Provided material |
# # # # # # #

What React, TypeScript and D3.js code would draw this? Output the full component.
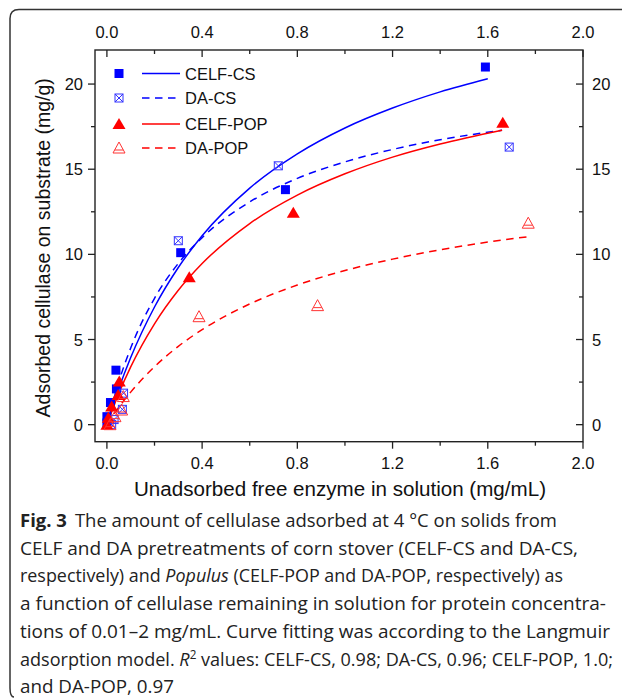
import React from "react";
import * as d3 from "d3";

// measured points (x: free enzyme mg/mL, y: adsorbed mg/g)
const celfCsX = [0.0, 0.0, 0.015, 0.04, 0.038, 0.31, 0.75, 1.59];
const celfCsY = [0.1, 0.47, 1.3, 2.1, 3.2, 10.1, 13.8, 21.0];
const daCsX = [0.02, 0.03, 0.065, 0.07, 0.3, 0.72, 1.69];
const daCsY = [0.0, 0.3, 0.9, 1.85, 10.8, 15.2, 16.3];
const celfPopX = [0.0, 0.006, 0.02, 0.047, 0.052, 0.346, 0.783, 1.663];
const celfPopY = [0.0, 0.4, 1.06, 1.74, 2.53, 8.66, 12.45, 17.73];
const daPopX = [0.013, 0.034, 0.062, 0.069, 0.387, 0.885, 1.77];
const daPopY = [0.0, 0.47, 0.86, 1.65, 6.34, 6.99, 11.83];

// Langmuir fit curves
const celfCsFitX = [0, 0.05, 0.1, 0.2, 0.3, 0.4, 0.6, 0.8, 1.0, 1.2, 1.4, 1.6];
const celfCsFitY = [0, 2.12, 3.94, 6.91, 9.23, 11.09, 13.89, 15.9, 17.42, 18.59, 19.54, 20.31];
const daCsFitX = [0, 0.05, 0.1, 0.2, 0.3, 0.4, 0.6, 0.8, 1.0, 1.2, 1.4, 1.66];
const daCsFitY = [0, 2.52, 4.5, 7.42, 9.47, 10.98, 13.08, 14.46, 15.43, 16.16, 16.73, 17.29];
const celfPopFitX = [0, 0.05, 0.1, 0.2, 0.3, 0.4, 0.6, 0.8, 1.0, 1.2, 1.4, 1.66];
const celfPopFitY = [0, 1.83, 3.39, 5.92, 7.89, 9.46, 11.81, 13.48, 14.73, 15.71, 16.48, 17.29];
const daPopFitX = [0, 0.05, 0.1, 0.2, 0.3, 0.4, 0.6, 0.8, 1.0, 1.2, 1.4, 1.6, 1.77];
const daPopFitY = [0, 1.02, 1.91, 3.4, 4.6, 5.58, 7.09, 8.2, 9.05, 9.72, 10.27, 10.72, 11.04];

const seriesNames = ["CELF-CS", "DA-CS", "CELF-POP", "DA-POP"];
const xMajor = [0, 0.4, 0.8, 1.2, 1.6, 2.0];
const xMinor = [0.2, 0.6, 1.0, 1.4, 1.8];
const yMajor = [0, 5, 10, 15, 20];
const yMinor = [2.5, 7.5, 12.5, 17.5];

const captionLines = [
  "The amount of cellulase adsorbed at 4 °C on solids from",
  "CELF and DA pretreatments of corn stover (CELF-CS and DA-CS,",
  "respectively) and Populus (CELF-POP and DA-POP, respectively) as",
  "a function of cellulase remaining in solution for protein concentra-",
  "tions of 0.01–2 mg/mL. Curve fitting was according to the Langmuir",
  "adsorption model. R2 values: CELF-CS, 0.98; DA-CS, 0.96; CELF-POP, 1.0;",
  "and DA-POP, 0.97",
];
const captionEnds = [557, 578, 563, 606, 610, 613, 174];

const BLUE = "#0000ff";
const RED = "#ff0000";
const tickFont = "'Liberation Sans', Arial, sans-serif";

function Marker({ kind, x, y }: { kind: string; x: number; y: number }) {
  if (kind === "square")
    return <rect x={x - 4.5} y={y - 4.5} width={9} height={9} fill={BLUE} />;
  if (kind === "squareX")
    return (
      <g stroke="#3333ff" strokeWidth={1} fill="none">
        <rect x={x - 4} y={y - 4} width={8} height={8} />
        <path d={`M${x - 4},${y - 4}L${x + 4},${y + 4}M${x + 4},${y - 4}L${x - 4},${y + 4}`} />
      </g>
    );
  if (kind === "triangle")
    return <path d={`M${x},${y - 6}L${x + 6.5},${y + 5}L${x - 6.5},${y + 5}Z`} fill={RED} />;
  return (
    <g stroke="#ff3333" strokeWidth={1} fill="none">
      <path d={`M${x},${y - 6}L${x + 6},${y + 5}L${x - 6},${y + 5}Z`} />
      <path d={`M${x - 4.2},${y + 2}L${x + 4.2},${y + 2}`} />
    </g>
  );
}

export default function App() {
  const x = d3.scaleLinear().domain([-0.05, 2.0]).range([95, 583]);
  const y = d3.scaleLinear().domain([-1, 22]).range([441.7, 50]);
  const line = d3
    .line<[number, number]>()
    .x((d) => x(d[0]))
    .y((d) => y(d[1]))
    .curve(d3.curveMonotoneX);

  const zip = (a: number[], b: number[]) => a.map((v, i) => [v, b[i]] as [number, number]);

  const series = [
    { pts: zip(celfCsX, celfCsY), fit: zip(celfCsFitX, celfCsFitY), color: BLUE, dash: "", marker: "square" },
    { pts: zip(daCsX, daCsY), fit: zip(daCsFitX, daCsFitY), color: BLUE, dash: "7.5,5.5", marker: "squareX" },
    { pts: zip(celfPopX, celfPopY), fit: zip(celfPopFitX, celfPopFitY), color: RED, dash: "", marker: "triangle" },
    { pts: zip(daPopX, daPopY), fit: zip(daPopFitX, daPopFitY), color: RED, dash: "7.5,5.5", marker: "triangleOpen" },
  ];

  const [x0, x1] = x.range();
  const [yb, yt] = y.range();
  const legendY = [73.5, 98, 124, 148];

  return (
    <svg
      width={622}
      height={699}
      style={{ position: "absolute", left: 0, top: 0, background: "#fff" }}
    >
      {/* figure frame */}
      <path
        d="M622,9.5 L19,9.5 Q10,9.5 10,18.5 L10,688 Q10,697 14,697"
        fill="none"
        stroke="#333"
        strokeWidth={1.5}
      />

      {/* fitted curves */}
      {series.map((s, i) => (
        <path
          key={"f" + i}
          d={line(s.fit) || ""}
          fill="none"
          stroke={s.color}
          strokeWidth={1.5}
          strokeDasharray={s.dash}
        />
      ))}

      {/* points */}
      {series.map((s, i) => (
        <g key={"p" + i}>
          {s.pts.map((p, j) => (
            <Marker key={j} kind={s.marker} x={x(p[0])} y={y(p[1])} />
          ))}
        </g>
      ))}

      {/* axes frame */}
      <rect x={x0} y={yt} width={x1 - x0} height={yb - yt} fill="none" stroke="#222" strokeWidth={1.4} />

      <g stroke="#222" strokeWidth={1.3}>
        {xMajor.map((v) => (
          <g key={"xm" + v}>
            <line x1={x(v)} x2={x(v)} y1={yb} y2={yb + 7} />
            <line x1={x(v)} x2={x(v)} y1={yt} y2={yt + 7} />
          </g>
        ))}
        {xMinor.map((v) => (
          <g key={"xn" + v}>
            <line x1={x(v)} x2={x(v)} y1={yb} y2={yb + 4} />
            <line x1={x(v)} x2={x(v)} y1={yt} y2={yt + 4} />
          </g>
        ))}
        {yMajor.map((v) => (
          <g key={"ym" + v}>
            <line x1={x0 - 7} x2={x0} y1={y(v)} y2={y(v)} />
            <line x1={x1 - 7} x2={x1} y1={y(v)} y2={y(v)} />
          </g>
        ))}
        {yMinor.map((v) => (
          <g key={"yn" + v}>
            <line x1={x0 - 4} x2={x0} y1={y(v)} y2={y(v)} />
            <line x1={x1 - 4} x2={x1} y1={y(v)} y2={y(v)} />
          </g>
        ))}
      </g>

      <g fontFamily={tickFont} fontSize={16.5} fill="#111">
        {xMajor.map((v) => (
          <g key={"xl" + v}>
            <text x={x(v)} y={468.5} textAnchor="middle">{d3.format(".1f")(v)}</text>
            <text x={x(v)} y={38} textAnchor="middle">{d3.format(".1f")(v)}</text>
          </g>
        ))}
        {yMajor.map((v) => (
          <g key={"yl" + v}>
            <text x={83} y={y(v) + 6} textAnchor="end">{v}</text>
            <text x={592} y={y(v) + 6}>{v}</text>
          </g>
        ))}
      </g>

      {/* axis titles */}
      <text
        x={134}
        y={496}
        textLength={412}
        lengthAdjust="spacingAndGlyphs"
        fontFamily={tickFont}
        fontSize={20}
        fill="#111"
      >
        Unadsorbed free enzyme in solution (mg/mL)
      </text>
      <text
        transform={`translate(50,${(yb + yt) / 2 + 2}) rotate(-90)`}
        textAnchor="middle"
        fontFamily={tickFont}
        fontSize={19.5}
        fill="#111"
      >
        Adsorbed cellulase on substrate (mg/g)
      </text>

      {/* legend */}
      {series.map((s, i) => (
        <g key={"l" + i}>
          <Marker kind={s.marker} x={119} y={legendY[i]} />
          <line x1={142} x2={180} y1={legendY[i]} y2={legendY[i]} stroke={s.color} strokeWidth={1.5} strokeDasharray={s.dash} />
          <text x={185} y={legendY[i] + 6} fontFamily={tickFont} fontSize={16.5} fill="#111">
            {seriesNames[i]}
          </text>
        </g>
      ))}

      {/* caption */}
      <g fontFamily="'Open Sans', 'Noto Sans', sans-serif" fontSize={18.5} fill="#222">
        {captionLines.map((t, i) => {
          const yy = 527 + i * 27.7;
          const len = captionEnds[i] - 20;
          if (i === 0)
            return (
              <text key={i} x={20} y={yy} textLength={len} lengthAdjust="spacingAndGlyphs">
                <tspan fontWeight="bold">Fig. 3</tspan>
                <tspan dx={8}>{t}</tspan>
              </text>
            );
          if (i === 2) {
            const [a, b] = t.split("Populus");
            return (
              <text key={i} x={20} y={yy} textLength={len} lengthAdjust="spacingAndGlyphs">
                {a}
                <tspan fontStyle="italic">Populus</tspan>
                {b}
              </text>
            );
          }
          if (i === 5) {
            const [a, b] = t.split("R2");
            return (
              <text key={i} x={20} y={yy} textLength={len} lengthAdjust="spacingAndGlyphs">
                {a}
                <tspan fontStyle="italic">R</tspan>
                <tspan fontSize={12} dy={-7}>2</tspan>
                <tspan dy={7}>{b}</tspan>
              </text>
            );
          }
          return (
            <text key={i} x={20} y={yy} textLength={len} lengthAdjust="spacingAndGlyphs">
              {t}
            </text>
          );
        })}
      </g>
    </svg>
  );
}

# # # # # # #

Requirement | Each line from the top of the material through the line containing "const daPopY = [0.0, 0.47, 0.86, 1.65, 6.34, 6.99, 11.83];" should be reproduced exactly; please drop any images.

Correct answer |
What React, TypeScript and D3.js code would draw this? Output the full component.
import React from "react";
import * as d3 from "d3";

// measured points (x: free enzyme mg/mL, y: adsorbed mg/g)
const celfCsX = [0.0, 0.0, 0.015, 0.04, 0.038, 0.31, 0.75, 1.59];
const celfCsY = [0.1, 0.47, 1.3, 2.1, 3.2, 10.1, 13.8, 21.0];
const daCsX = [0.02, 0.03, 0.065, 0.07, 0.3, 0.72, 1.69];
const daCsY = [0.0, 0.3, 0.9, 1.85, 10.8, 15.2, 16.3];
const celfPopX = [0.0, 0.006, 0.02, 0.047, 0.052, 0.346, 0.783, 1.663];
const celfPopY = [0.0, 0.4, 1.06, 1.74, 2.53, 8.66, 12.45, 17.73];
const daPopX = [0.013, 0.034, 0.062, 0.069, 0.387, 0.885, 1.77];
const daPopY = [0.0, 0.47, 0.86, 1.65, 6.34, 6.99, 11.83];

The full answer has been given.